Allez, avouez-le, vous avez souvent rêvé de devenir, vous aussi, un entrepreneur ou une entrepreneuse, être votre propre chef, passer du côté des «winners», goûter aux fruits de la réussite et du pouvoir réunis. Encore faut-il découvrir l’entrepreneur qui sommeille en vous. Eliminons d’entrée de jeu ceux et celles dont le sommeil est tellement lourd que même le baiser du prince charmant ne pourra le réveiller (l’entrepreneur, pas le sommeil). A la cale, les galériens et les galériennes sans esprit d’entreprise, ramez!, d’autres tiendront le gouvernail. Observons maintenant les types d’entrepreneurs susceptibles d’hiberner en votre sein et que le printemps de l’entreprise ramènera à de plus lucratives activités. Il y a trois types de roupilleurs internes ne demandant qu’à éclore dès les premiers jours. Eclore en effet, puisque ces trois types portent des noms de végétaux, mariant ainsi harmonieusement la science du management et la poésie. Il y a d’abord l’entrepreneur pissenlit, puis l’entrepreneur chêne et enfin l’entrepreneur orchidée. Adorable, ma chère, non? Et pour mieux comprendre de quoi il en retourne dans ce flot de lyrisme digne d’une fête des vendanges sous la pluie, nous prendrons exemple sur la Manip (Mission d’action novatrice de l’industrie privée).
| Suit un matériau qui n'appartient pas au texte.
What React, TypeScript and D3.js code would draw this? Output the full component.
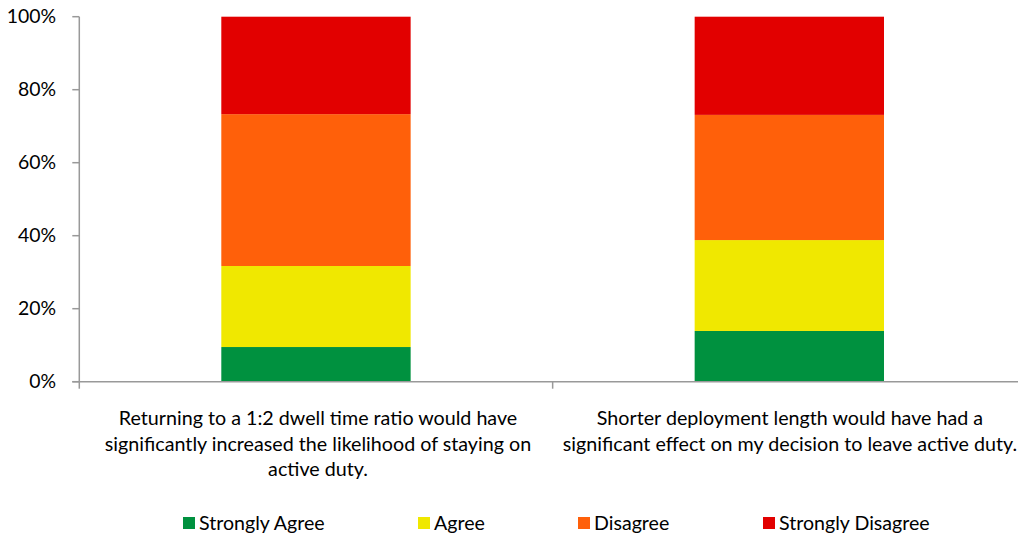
import React from "react";
import * as d3 from "d3";

const categories = [
  "Returning to a 1:2 dwell time ratio would have significantly increased the likelihood of staying on active duty.",
  "Shorter deployment length would have had a significant effect on my decision to leave active duty.",
];
const categoryLines = [
  ["Returning to a 1:2 dwell time ratio would have", "significantly increased the likelihood of staying on", "active duty."],
  ["Shorter deployment length would have had a", "significant effect on my decision to leave active duty."],
];
const seriesNames = ["Strongly Agree", "Agree", "Disagree", "Strongly Disagree"];
const stronglyAgree = [9.5, 13.9];
const agree = [22.2, 24.9];
const disagree = [41.6, 34.3];
const stronglyDisagree = [26.7, 26.9];
const colors = ["#00913F", "#F0E800", "#FF600A", "#E20000"];
const yTicks = [0, 20, 40, 60, 80, 100];

const W = 1018;
const H = 537;
const FONT = "Lato, 'Open Sans', sans-serif";

export default function App() {
  const left = 79.3;
  const right = 1026;
  const top = 16.7;
  const bottom = 381.7;

  const x = d3.scaleBand<number>().domain([0, 1]).range([left, right]).paddingInner(0).paddingOuter(0);
  const y = d3.scaleLinear().domain([0, 100]).range([bottom, top]);
  const barW = x.bandwidth() * 0.4;

  const rows = categories.map((c, i) => ({
    i,
    sa: stronglyAgree[i],
    a: agree[i],
    d: disagree[i],
    sd: stronglyDisagree[i],
  }));
  const stack = d3.stack<any>().keys(["sa", "a", "d", "sd"])(rows);

  const legendX = [183, 418, 578, 763];
  const labelCx = [318, 790];

  return (
    <svg width={W} height={H} style={{ position: "absolute", left: 0, top: 0, background: "#fff" }} fontFamily={FONT}>
      {stack.map((layer, si) =>
        layer.map((seg, ci) => {
          const x0 = (x(ci) as number) + (x.bandwidth() - barW) / 2;
          return (
            <rect
              key={`${si}-${ci}`}
              x={x0}
              y={y(seg[1])}
              width={barW}
              height={y(seg[0]) - y(seg[1])}
              fill={colors[si]}
            />
          );
        })
      )}
      <line x1={left} x2={left} y1={top} y2={bottom} stroke="#999" strokeWidth={1.5} />
      {yTicks.map((t) => (
        <g key={t}>
          <line x1={left - 7} x2={left} y1={y(t)} y2={y(t)} stroke="#999" strokeWidth={1.5} />
          <text x={56} y={y(t)} dy="0.35em" textAnchor="end" fontSize={19.4} fill="#000">
            {t}%
          </text>
        </g>
      ))}
      <line x1={left - 7} x2={W} y1={bottom} y2={bottom} stroke="#999" strokeWidth={1.5} />
      {[0, 1, 2].map((k) => {
        const xx = left + k * x.bandwidth();
        return <line key={k} x1={xx} x2={xx} y1={bottom} y2={bottom + 7} stroke="#999" strokeWidth={1.5} />;
      })}
      {categoryLines.map((lines, ci) => (
        <text key={ci} textAnchor="middle" fontSize={19.7} fill="#000">
          {lines.map((l, li) => (
            <tspan key={li} x={labelCx[ci]} y={425 + li * 25.5}>
              {l}
            </tspan>
          ))}
        </text>
      ))}
      {seriesNames.map((s, i) => (
        <g key={s}>
          <rect x={legendX[i]} y={517} width={12} height={12} fill={colors[i]} />
          <text x={legendX[i] + 16} y={523} dy="0.35em" fontSize={19.6} fill="#000">
            {s}
          </text>
        </g>
      ))}
    </svg>
  );
}
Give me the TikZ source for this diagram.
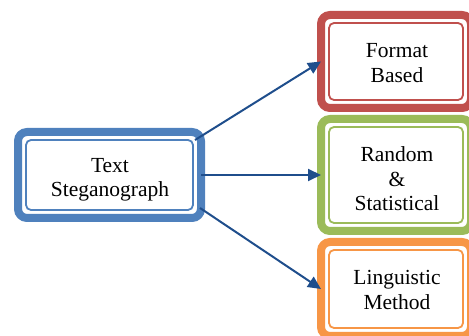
\documentclass[tikz,border=0pt]{standalone}
\usepackage{fontspec}
\setmainfont{Liberation Serif}
\usetikzlibrary{arrows.meta}
\definecolor{cblue}{HTML}{4F81BD}
\definecolor{cred}{HTML}{C0504D}
\definecolor{cgreen}{HTML}{9BBB59}
\definecolor{corange}{HTML}{F79646}
\definecolor{carrow}{RGB}{31,78,140}
\begin{document}
\begin{tikzpicture}[x=1pt,y=-1pt,
  band/.style={draw=#1, line width=8pt, rounded corners=9pt, fill=white,
    inner sep=0pt, outer sep=0pt},
  txt/.style={align=center, inner sep=0pt, font=\fontsize{21.5}{24.5}\selectfont},
  innerline/.style={draw=#1, line width=1.8pt, rounded corners=5pt},
  arr/.style={draw=carrow, line width=2pt, -{Triangle[length=13pt,width=12pt]}}]
\useasboundingbox (0,0) rectangle (469,336);
\node[band=cblue, minimum width=183pt, minimum height=86pt] (T) at (109.5,175) {};
\node[band=cred, minimum width=150pt, minimum height=93pt] (F) at (396,61.5) {};
\node[band=cgreen, minimum width=150pt, minimum height=112pt] (G) at (396,175) {};
\node[band=corange, minimum width=150pt, minimum height=94pt] (L) at (396,289) {};
\draw[innerline=cblue] ([shift={(8,8)}]T.north west) rectangle ([shift={(-8,-8)}]T.south east);
\draw[innerline=cred] ([shift={(8,8)}]F.north west) rectangle ([shift={(-8,-8)}]F.south east);
\draw[innerline=cgreen] ([shift={(8,8)}]G.north west) rectangle ([shift={(-8,-8)}]G.south east);
\draw[innerline=corange] ([shift={(8,8)}]L.north west) rectangle ([shift={(-8,-8)}]L.south east);
\node[txt] (Tt) at (110,180) {Text\\Steganograph};
\node[txt] (Ft) at (397,63) {Format\\Based};
\node[txt] (Gt) at (397,179) {Random\\\&\\Statistical};
\node[txt] (Lt) at (397,290) {Linguistic\\Method};
\draw[arr] ([shift={(-6,8)}]T.north east) -- (F.west);
\draw[arr] (T.east) -- (G.west);
\draw[arr] ([shift={(-1,-10)}]T.south east) -- (L.west);
\end{tikzpicture}
\end{document}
Vous vous souvenez sans aucun doute (c’est une formule, hein, je sais bien qu’en réalité, vous ne vous souvenez pas du tout) de la nomination surprise de Nazerl Ribes comme membre de la direction générale de la Manip. Le frétillant et entreprenant directeur, surnommé «La Guêpe» pour son activité bourdonnante, tombe à pic dans la case pissenlit, qu’il pourra donc butiner. A quoi reconnaît-on un entrepreneur dent-de-lion? Au fait que, comme les séducteurs compulsifs, c’est les commencements qui l’intéressent. En langage «jeune cadre dynamique», ça donne: «Vivre l’ascenseur émotionnel de la recherche de financements et des premières étapes de la vie de l’entreprise». Après, l’excitation initiale fait comme l’ascenseur émotionnel et redescend au sous-sol. Reste plus qu’à recommencer pour ressentir une nouvelle fois le grand frisson dudit ascenseur émotionnel. L’entrepreneur pissenlit est donc un serial entrepreneur, une forme de Don Juan des jeunes pousses. Le job et sa course éperdue vous intéressent?
Mais voilà qui va vous rassurer: l’entrepreneur chêne, qui se développe en même temps que son entreprise et qui ne se lance que s’il est sûr de son coup. Un gestionnaire façon «bon père de famille». A la Manip, c’est évidemment Ruedi Saurer qui y correspond le mieux. Une étape cruciale de sa prise de confiance en lui-même se déroula en automne 1988, lorsque ce commandant de bataillon cycliste arrêta à lui tout seul le péril rouge, de l’Armée de la même couleur.
Entre Widnau et Diepoldsau, le long du Rheintaler Binnenkanal, la 9e division blindée de la Garde fut bloquée par les valeureux cyclistes de Ruedi Saurer. La force blindée des Popov était commandée par le sergent Zuberbühler dirigeant un char attrape Mowag GW 3500, faisant office de plastron dans le jargon adjudantesque en vigueur. Cette victoire vit la réalisation de la prophétie de l’entrepreneur chêne: fragile à ses débuts, il gagne peu à peu en confiance et en force de persuasion. Ueli Saurer ne manqua jamais de rappeler ce haut fait à son bataillon lors de chaque prise de drapeau. D’arbuste, il devint chêne. Au loin, on entend une fanfare qui va crescendo, les couleurs sont levées sous le commandement du sergent Zuberbühler, alors que le soleil apparaît derrière le Matterhorn. La nation est désormais en sécurité avec Ruedi Saurer, le chêne qui glande.